Para além da aplicação de penas mais severas a quem agride e mata LGBTs motivado pelo ódio puro e simples, a criminalização da LGBTfobia também teria outro papel importante: coibir declarações com teor ofensivo. “O direito penal tem um efeito inibitório. Ainda que não seja amplo e absolutamente eficaz, ele pelo menos vai conter algumas coisas que hoje em dia se praticam sem freio algum. A gente vê esse discurso de ódio sendo proferidos com muita simplicidade. Então [a lei] tem esse efeito de desnaturalizar a violência, isso de achar que há uma permissão para esse tipo de violência. Não há! A pessoa ser do jeito que é não justifica esse ato [de ataque]”, diz a procuradora federal dos Direitos do Cidadão Deborah Duprat.
Então magicamente o ódio deixará de existir? Do dia para a noite as agressões, a discriminação e as ofensas farão parte do passado? Não. Mas, ao menos, uma lei contra a LGBTfobia marcaria o posicionamento do Estado contra a naturalização do ódio. Não é apenas sobre punição, é também sobre oficializar legislativamente que o ódio não será mais tolerado.

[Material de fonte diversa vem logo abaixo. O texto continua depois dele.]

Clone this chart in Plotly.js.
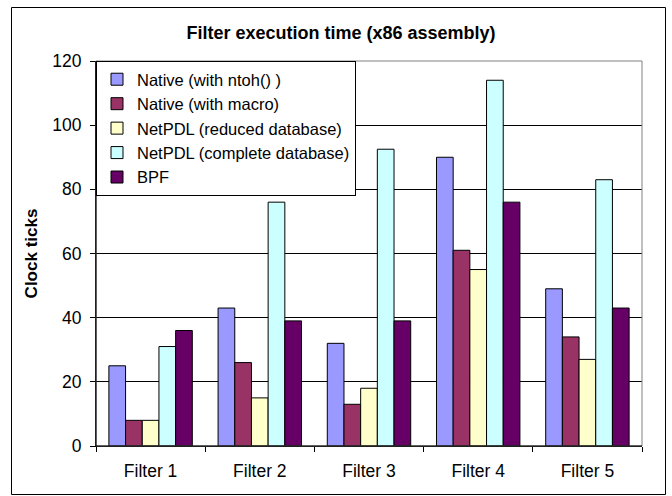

No mundo ideal isso nem precisaria ser debatido, mas a nossa sociedade ainda é assolada pela discriminação e, consequentemente, pela violência e pelo sofrimento que essa discriminação gera. “Enquanto essa conduta não for penalizada fica essa percepção de que se pode fazer isso sem maiores consequências”, acrescenta Duprat.
Mas ainda dá para esperar que a criminalização da LGBTfobia vire realidade?
De fato, o PL 122 está praticamente enterrado, mas uma outra proposta parecida tramita no Congresso. O PL 7582 foi lançado em 2014, pela deputada Maria do Rosário, e prevê que os crimes de ódio sejam penalizados de uma maneira mais ampla do que a proposta de 2006.
A ideia dessa lei é coibir a discriminação e a violência praticadas não só contra a população LGBT, mas também a outras minorias, como os refugiados, por exemplo. Desde 2015, o PL aguarda o parecer da Comissão de Direitos Humanos e Minorias para que o processo de aprovação possa seguir adiante.